EXERCISE GOAL >> Strip the pictures and reproduce the rest of the listing exactly.
^^^^^^^^
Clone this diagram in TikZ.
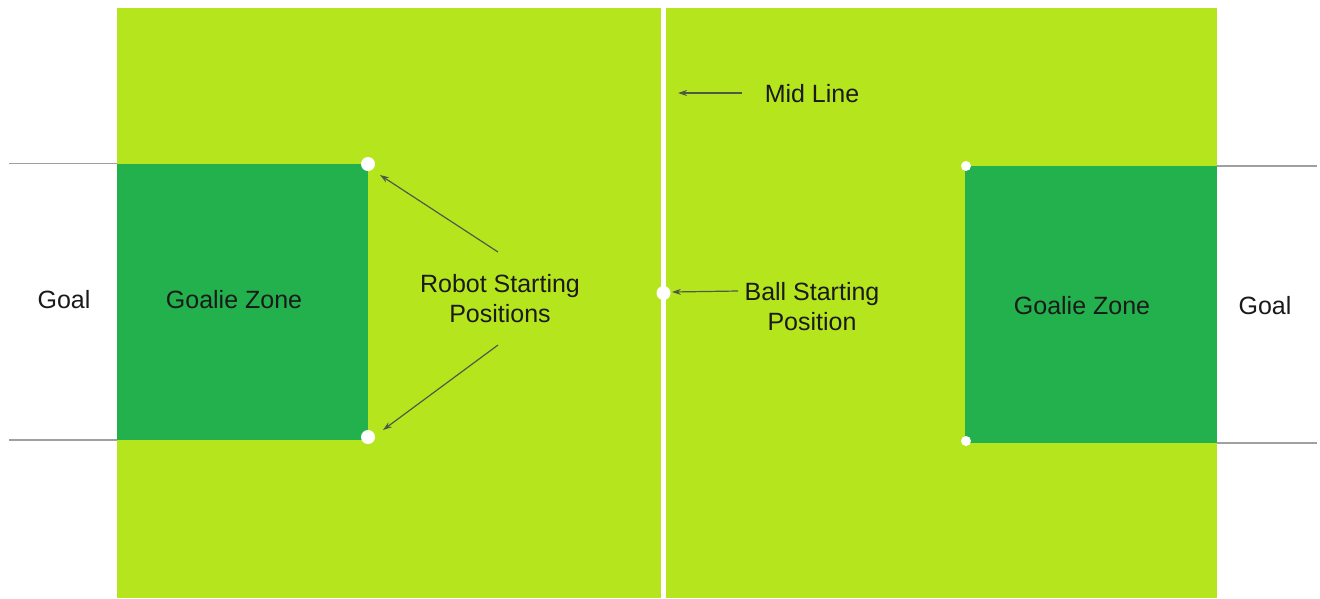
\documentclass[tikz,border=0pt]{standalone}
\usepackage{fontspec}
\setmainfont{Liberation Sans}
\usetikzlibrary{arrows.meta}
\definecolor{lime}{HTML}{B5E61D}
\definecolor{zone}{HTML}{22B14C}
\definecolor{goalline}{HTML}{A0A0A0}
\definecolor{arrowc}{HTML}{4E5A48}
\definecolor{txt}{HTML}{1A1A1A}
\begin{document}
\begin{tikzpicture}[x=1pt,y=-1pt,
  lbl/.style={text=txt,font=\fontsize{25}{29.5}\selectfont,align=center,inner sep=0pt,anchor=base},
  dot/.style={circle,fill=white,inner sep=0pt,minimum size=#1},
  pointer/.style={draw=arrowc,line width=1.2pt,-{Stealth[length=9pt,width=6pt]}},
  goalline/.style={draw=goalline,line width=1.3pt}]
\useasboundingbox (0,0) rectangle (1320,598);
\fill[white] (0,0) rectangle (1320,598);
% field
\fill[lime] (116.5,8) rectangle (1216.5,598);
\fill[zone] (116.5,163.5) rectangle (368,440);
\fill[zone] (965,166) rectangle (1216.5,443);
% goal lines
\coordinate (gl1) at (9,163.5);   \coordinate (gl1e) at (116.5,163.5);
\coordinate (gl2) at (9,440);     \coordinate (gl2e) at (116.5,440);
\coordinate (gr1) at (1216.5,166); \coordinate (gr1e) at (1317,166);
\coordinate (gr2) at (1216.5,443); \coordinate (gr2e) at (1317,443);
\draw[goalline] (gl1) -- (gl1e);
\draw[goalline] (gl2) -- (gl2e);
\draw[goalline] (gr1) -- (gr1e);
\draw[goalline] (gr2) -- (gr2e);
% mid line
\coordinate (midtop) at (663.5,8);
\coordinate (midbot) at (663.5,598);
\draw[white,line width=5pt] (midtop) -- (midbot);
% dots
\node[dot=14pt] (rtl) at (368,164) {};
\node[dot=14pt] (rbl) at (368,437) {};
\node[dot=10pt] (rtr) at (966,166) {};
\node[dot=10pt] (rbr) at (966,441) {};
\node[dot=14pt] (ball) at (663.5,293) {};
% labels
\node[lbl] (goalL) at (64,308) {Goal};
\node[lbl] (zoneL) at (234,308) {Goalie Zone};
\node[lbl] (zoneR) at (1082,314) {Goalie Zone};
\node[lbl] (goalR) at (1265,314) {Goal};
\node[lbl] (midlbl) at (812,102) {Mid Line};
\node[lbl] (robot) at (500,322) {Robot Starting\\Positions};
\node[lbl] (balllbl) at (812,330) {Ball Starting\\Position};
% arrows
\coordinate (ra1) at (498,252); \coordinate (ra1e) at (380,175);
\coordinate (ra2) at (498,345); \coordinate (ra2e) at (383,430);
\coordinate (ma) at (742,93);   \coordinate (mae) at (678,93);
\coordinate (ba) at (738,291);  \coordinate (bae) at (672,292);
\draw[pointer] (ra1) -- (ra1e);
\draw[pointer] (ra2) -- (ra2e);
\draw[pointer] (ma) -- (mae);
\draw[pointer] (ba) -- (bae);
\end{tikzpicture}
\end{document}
^^^^^^^^
TASK RESULT >>
Clone this diagram in TikZ.
\documentclass[tikz,border=0pt]{standalone}
\usepackage{fontspec}
\setmainfont{Liberation Sans}
\usetikzlibrary{arrows.meta}
\definecolor{lime}{HTML}{B5E61D}
\definecolor{zone}{HTML}{22B14C}
\definecolor{goalline}{HTML}{A0A0A0}
\definecolor{arrowc}{HTML}{4E5A48}
\definecolor{txt}{HTML}{1A1A1A}
\begin{document}
\begin{tikzpicture}[x=1pt,y=-1pt,
  lbl/.style={text=txt,font=\fontsize{25}{29.5}\selectfont,align=center,inner sep=0pt,anchor=base},
  dot/.style={circle,fill=white,inner sep=0pt,minimum size=#1},
  pointer/.style={draw=arrowc,line width=1.2pt,-{Stealth[length=9pt,width=6pt]}},
  goalline/.style={draw=goalline,line width=1.3pt}]
\useasboundingbox (0,0) rectangle (1320,598);
\fill[white] (0,0) rectangle (1320,598);
% field
\fill[lime] (116.5,8) rectangle (1216.5,598);
\fill[zone] (116.5,163.5) rectangle (368,440);
\fill[zone] (965,166) rectangle (1216.5,443);
% goal lines
\coordinate (gl1) at (9,163.5);   \coordinate (gl1e) at (116.5,163.5);
\coordinate (gl2) at (9,440);     \coordinate (gl2e) at (116.5,440);
\coordinate (gr1) at (1216.5,166); \coordinate (gr1e) at (1317,166);
\coordinate (gr2) at (1216.5,443); \coordinate (gr2e) at (1317,443);
\draw[goalline] (gl1) -- (gl1e);
\draw[goalline] (gl2) -- (gl2e);
\draw[goalline] (gr1) -- (gr1e);
\draw[goalline] (gr2) -- (gr2e);
% mid line
\coordinate (midtop) at (663.5,8);
\coordinate (midbot) at (663.5,598);
\draw[white,line width=5pt] (midtop) -- (midbot);
% dots
\node[dot=14pt] (rtl) at (368,164) {};
\node[dot=14pt] (rbl) at (368,437) {};
\node[dot=10pt] (rtr) at (966,166) {};
\node[dot=10pt] (rbr) at (966,441) {};
\node[dot=14pt] (ball) at (663.5,293) {};
% labels
\node[lbl] (goalL) at (64,308) {Goal};
\node[lbl] (zoneL) at (234,308) {Goalie Zone};
\node[lbl] (zoneR) at (1082,314) {Goalie Zone};
\node[lbl] (goalR) at (1265,314) {Goal};
\node[lbl] (midlbl) at (812,102) {Mid Line};
\node[lbl] (robot) at (500,322) {Robot Starting\\Positions};
\node[lbl] (balllbl) at (812,330) {Ball Starting\\Position};
% arrows
\coordinate (ra1) at (498,252); \coordinate (ra1e) at (380,175);
\coordinate (ra2) at (498,345); \coordinate (ra2e) at (383,430);
\coordinate (ma) at (742,93);   \coordinate (mae) at (678,93);
\coordinate (ba) at (738,291);  \coordinate (bae) at (672,292);
\draw[pointer] (ra1) -- (ra1e);
\draw[pointer] (ra2) -- (ra2e);
\draw[pointer] (ma) -- (mae);
\draw[pointer] (ba) -- (bae);
\end{tikzpicture}
\end{document}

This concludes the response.